The Law of the LORD has several nuanced meanings referring to the total body of God’s commands and instruction, to the narrower part of that body-the Pentateuch or first five books of the Moses, or simply the Ten Commandments. When God commanded Joshua to meditate on “the book of the law”, it undoubtably meant the five books of Moses. By the time of the psalmist, it would have included the histories of Joshua and Judges and perhaps some part of the Samuels and Chronicles.

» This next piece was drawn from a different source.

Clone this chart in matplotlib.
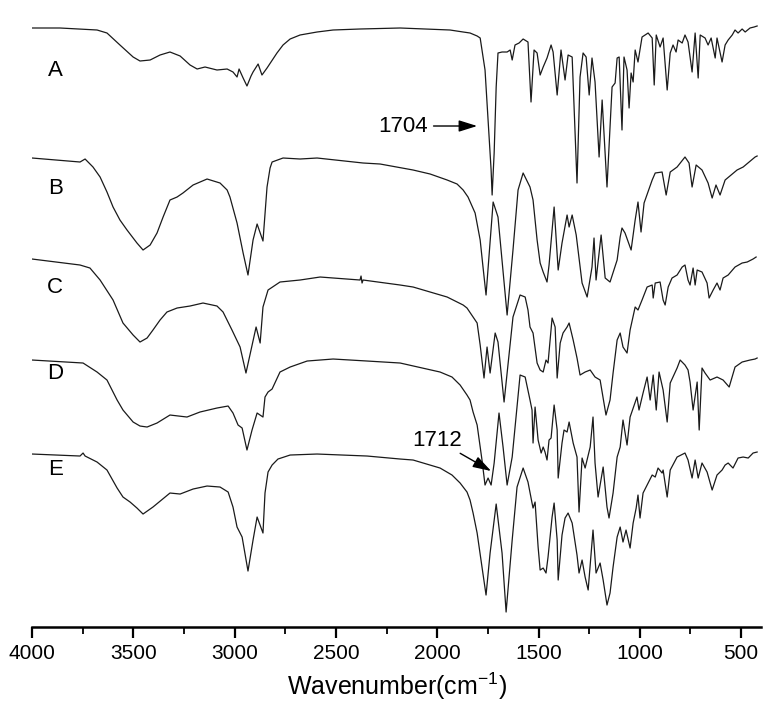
import matplotlib
matplotlib.use("Agg")
import matplotlib.pyplot as plt
from matplotlib.ticker import MultipleLocator

plt.rcParams['font.family'] = ['Liberation Sans', 'DejaVu Sans']
plt.rcParams['mathtext.default'] = 'regular'

# FTIR spectra, transmittance in arbitrary units (0 = baseline of each trace)
wn_a = [4000, 3862, 3679, 3630, 3566, 3501, 3467, 3417, 3368, 3319, 3269, 3220, 3185,
        3146, 3087, 3037, 3008, 2988, 2978, 2958, 2939, 2919, 2909, 2884, 2865, 2840,
        2791, 2761, 2726, 2677, 2593, 2514, 2381, 2183, 1937, 1872, 1838, 1803, 1788,
        1764, 1749, 1734, 1729, 1719, 1709, 1700, 1680,
        1655, 1640, 1630, 1616, 1596, 1576, 1552, 1537, 1522, 1507, 1492, 1477, 1458,
        1438, 1428, 1408, 1389, 1369, 1354, 1334, 1310, 1295, 1280, 1265, 1250, 1236,
        1221, 1201, 1186, 1162, 1137, 1122, 1112, 1102, 1088, 1078, 1063, 1053, 1043,
        1033, 1023, 1009, 989, 959, 939, 929, 919, 900, 885, 865, 850, 836, 821, 811,
        791, 777, 762, 742, 727, 712, 702, 678, 663, 648, 628, 619, 594, 579, 564, 544,
        530, 515, 495, 480, 456, 436, 421]
t_a = [0, 0, -2, -5, -17, -29, -33, -32, -27, -24, -28, -37, -41,
       -39, -42, -41, -44, -49, -41, -50, -58, -48, -44, -36, -47, -40,
       -25, -17, -11, -7, -4, -2, -1, 0, -2, -4, -5, -8, -10,
       -42, -92, -142, -167, -125, -59, -25, -24,
       -24, -22, -32, -17, -15, -11, -14, -74, -22, -25, -47, -39, -30,
       -17, -24, -67, -22, -52, -27, -29, -155, -49, -25, -29, -67, -30,
       -54, -129, -72, -159, -59, -55, -30, -29, -102, -29, -42, -80, -45,
       -54, -22, -34, -9, -5, -10, -57, -7, -19, -10, -62, -25, -17, -24, -12,
       -15, -7, -14, -44, -5, -50, -7, -10, -17, -10, -30, -10, -34, -17, -12, -7,
       -2, -5, -1, -4, 0, 1, 2]

wn_b = [4000, 3763, 3738, 3699, 3664, 3630, 3600, 3566, 3531, 3482, 3452, 3417, 3383,
        3353, 3319, 3284, 3255, 3205, 3136, 3072, 3037, 3023, 2988, 2958, 2934, 2909,
        2889, 2860, 2840, 2825, 2815, 2761, 2677, 2593, 2366, 2282, 2119, 2035, 1951,
        1902, 1872, 1848, 1813, 1788, 1774, 1759, 1724, 1700, 1655, 1626, 1601, 1576,
        1542, 1527, 1507, 1492, 1477, 1458, 1448, 1423, 1403, 1384, 1359, 1349, 1334,
        1314, 1285, 1260, 1236, 1226, 1216, 1191, 1171, 1147, 1112, 1097, 1088, 1073,
        1043, 1023, 1009, 994, 979, 939, 924, 890, 870, 850, 816, 777, 757, 742, 722,
        693, 663, 643, 624, 604, 579, 520, 490, 431, 421]
t_b = [0, -4, -1, -9, -19, -34, -49, -62, -72, -85, -92, -87, -75,
       -59, -42, -39, -35, -27, -21, -25, -32, -39, -65, -95, -117, -82,
       -66, -83, -29, -10, -4, 0, -1, 0, -5, -6, -12, -16, -22,
       -26, -32, -39, -55, -82, -109, -137, -44, -59, -157, -92, -32, -15,
       -29, -42, -82, -105, -114, -124, -107, -49, -112, -85, -57, -69, -57,
       -77, -125, -139, -109, -80, -122, -77, -120, -124, -102, -79, -70, -75,
       -92, -62, -44, -74, -45, -22, -15, -14, -37, -14, -9, 1, -5, -29, -7,
       -12, -25, -40, -27, -37, -22, -12, -9, 1, 2]

wn_c = [4000, 3763, 3714, 3664, 3600, 3551, 3501, 3467, 3432, 3403, 3368, 3334, 3284,
        3220, 3156, 3087, 3057, 3013, 2973, 2944, 2919, 2894, 2874, 2860, 2835, 2776,
        2677, 2578, 2381, 2376, 2371, 2366, 2183, 2119, 2035, 1951, 1872, 1853, 1823,
        1803, 1788, 1769, 1754, 1739, 1714, 1700, 1670, 1626, 1591, 1566, 1552, 1542,
        1527, 1507, 1492, 1477, 1463, 1453, 1433, 1418, 1408, 1393, 1379, 1359, 1349,
        1329, 1310, 1295, 1270, 1245, 1221, 1196, 1167, 1147, 1132, 1112, 1097, 1083,
        1063, 1048, 1023, 1009, 989, 964, 939, 934, 924, 900, 885, 875, 860, 841, 816,
        791, 777, 762, 752, 737, 727, 717, 693, 668, 658, 638, 619, 604, 589, 564, 530,
        495, 470, 441, 426]
t_c = [0, -6, -9, -21, -41, -64, -76, -83, -79, -71, -61, -53, -49,
       -47, -44, -47, -53, -71, -88, -114, -91, -68, -84, -48, -31, -23,
       -21, -18, -21, -17, -24, -21, -26, -28, -33, -38, -46, -49, -58,
       -64, -86, -119, -88, -114, -74, -83, -143, -58, -36, -38, -51, -68,
       -74, -104, -111, -113, -101, -104, -59, -68, -119, -84, -74, -68, -64,
       -81, -99, -116, -113, -111, -118, -121, -156, -141, -114, -81, -74, -88,
       -94, -71, -48, -51, -41, -28, -26, -39, -24, -23, -41, -46, -28, -19, -16,
       -8, -6, -21, -26, -9, -26, -11, -13, -24, -39, -31, -24, -31, -19, -16, -8,
       -4, -3, 0, 2]

wn_d = [4000, 3748, 3679, 3630, 3580, 3551, 3501, 3467, 3432, 3383, 3319, 3235, 3171,
        3087, 3032, 3008, 2983, 2963, 2939, 2914, 2889, 2860, 2850, 2835, 2815, 2776,
        2726, 2642, 2514, 2346, 2183, 1986, 1927, 1887, 1853, 1838, 1823, 1803, 1779,
        1764, 1749, 1734, 1719, 1695, 1675, 1655, 1630, 1591, 1566, 1542, 1532, 1527,
        1517, 1502, 1487, 1477, 1468, 1458, 1448, 1438, 1423, 1408, 1403, 1384, 1374,
        1359, 1349, 1329, 1310, 1300, 1285, 1270, 1245, 1231, 1221, 1206, 1181, 1162,
        1152, 1132, 1112, 1097, 1083, 1063, 1048, 1014, 1004, 984, 964, 949, 934, 919,
        905, 885, 865, 850, 816, 801, 777, 762, 752, 737, 717, 707, 693, 678, 653, 619,
        589, 559, 530, 495, 456, 431, 421]
t_d = [0, -3, -12, -20, -40, -50, -62, -66, -67, -63, -55, -57, -52,
       -48, -46, -53, -65, -68, -90, -70, -53, -57, -37, -32, -29, -12,
       -7, -1, 1, -1, -3, -12, -17, -25, -35, -40, -52, -65, -100,
       -125, -118, -125, -103, -53, -87, -125, -97, -15, -17, -40, -50, -83,
       -47, -80, -93, -87, -92, -100, -80, -78, -45, -70, -118, -83, -70,
       -72, -62, -83, -97, -152, -98, -108, -87, -57, -103, -137, -107, -147,
       -158, -133, -97, -87, -60, -85, -57, -37, -50, -33, -17, -40, -15, -50,
       -12, -30, -62, -23, -8, 0, -5, -10, -22, -50, -22, -70, -8, -13, -20, -17,
       -20, -27, -7, -2, 0, 1, 2]

wn_e = [4000, 3763, 3748, 3738, 3679, 3630, 3580, 3551, 3516, 3482, 3452, 3403, 3319,
        3269, 3205, 3136, 3072, 3032, 3008, 2988, 2963, 2934, 2909, 2889, 2860, 2850,
        2835, 2815, 2786, 2726, 2593, 2346, 2183, 2119, 1986, 1927, 1887, 1853, 1838,
        1823, 1803, 1779, 1759, 1739, 1709, 1680, 1660, 1630, 1606, 1576, 1552, 1532,
        1527, 1517, 1502, 1492, 1477, 1463, 1453, 1433, 1423, 1408, 1403, 1384, 1369,
        1354, 1334, 1310, 1300, 1285, 1270, 1255, 1231, 1216, 1196, 1181, 1162, 1147,
        1132, 1112, 1097, 1083, 1068, 1048, 1033, 1018, 1009, 999, 984, 959, 939, 924,
        910, 890, 885, 865, 850, 816, 777, 762, 742, 727, 712, 693, 668, 643, 619, 594,
        579, 564, 540, 515, 490, 465, 441, 421]
t_e = [0, -2, 1, -2, -8, -16, -34, -43, -48, -54, -60, -53, -39,
       -40, -35, -32, -33, -38, -53, -73, -83, -117, -86, -63, -79, -39,
       -18, -11, -5, -1, 0, -2, -5, -6, -14, -21, -29, -38, -46,
       -59, -79, -113, -141, -99, -50, -99, -158, -86, -33, -14, -28, -49,
       -54, -48, -93, -116, -114, -119, -103, -63, -49, -86, -126, -81, -64,
       -59, -69, -101, -119, -106, -123, -136, -76, -119, -109, -126, -151, -139,
       -113, -83, -73, -88, -76, -94, -69, -54, -41, -64, -39, -29, -21, -23,
       -14, -19, -16, -43, -16, -3, 1, -6, -24, -6, -24, -9, -18, -36, -21, -16,
       -11, -9, -14, -4, -3, -4, 1, 2]

labels = ['A', 'B', 'C', 'D', 'E']
offsets = [672, 542, 441, 340, 246]
label_y = [630, 512, 413, 327, 231]
spectra = [(wn_a, t_a), (wn_b, t_b), (wn_c, t_c), (wn_d, t_d), (wn_e, t_e)]

fig = plt.figure(figsize=(7.77, 7.14), dpi=100)
ax = fig.add_axes([0.0412, 0.1218, 0.9387, 0.8782])

for (wn, t), off, lab, ly in zip(spectra, offsets, labels, label_y):
    ax.plot(wn, [v + off for v in t], color='#1a1a1a', lw=0.9)
    ax.text(3886, ly, lab, fontsize=16, ha='center', va='center')

ax.annotate('1704', xy=(1803, 574), xytext=(2168, 574), fontsize=16,
            ha='center', va='center',
            arrowprops=dict(arrowstyle='-|>,head_length=0.7,head_width=0.22',
                            color='black', lw=1, shrinkA=2, shrinkB=0))
ax.annotate('1712', xy=(1734, 229), xytext=(2001, 260), fontsize=16,
            ha='center', va='center',
            arrowprops=dict(arrowstyle='-|>,head_length=0.7,head_width=0.22',
                            color='black', lw=1, shrinkA=0, shrinkB=0))

ax.set_xlim(4000, 400)
ax.set_ylim(73, 700)
ax.set_yticks([])
for side in ['left', 'right', 'top']:
    ax.spines[side].set_visible(False)
ax.spines['bottom'].set_linewidth(1.8)
ax.xaxis.set_major_locator(MultipleLocator(500))
ax.xaxis.set_minor_locator(MultipleLocator(250))
ax.tick_params(axis='x', which='major', direction='out', length=8, width=1.6,
               labelsize=15, pad=4)
ax.tick_params(axis='x', which='minor', direction='out', length=5, width=1.3)
ax.set_xlabel('Wavenumber(cm$^{-1}$)', fontsize=18, labelpad=6)

fig.savefig('out.png', dpi=100)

Among its many purposes, the law reveals God’s righteousness and our wickedness, God’s will and our resistance to it, the way of life and of death, and points us to Christ (Galatians 3:24-25). We have so much more in the canon of God’s completed revelation, and by the Holy Spirit we are enabled to fulfill the works of the law (Romans 8:3-4). We are no longer under the curse of the law, but the law of liberty or law of Christ (James 1:25, Galatians 3:13, 6:2). These direct us. The New Covenant law is not different than the Old Covenant moral law in content, only deeper as it includes matters of the heart- intentions. We may and should meditate on the Law of the LORD both day and night so that “He shall bring forth thy righteousness as the light, and thy judgment as the noonday.” (Psalm 37:6, KJV)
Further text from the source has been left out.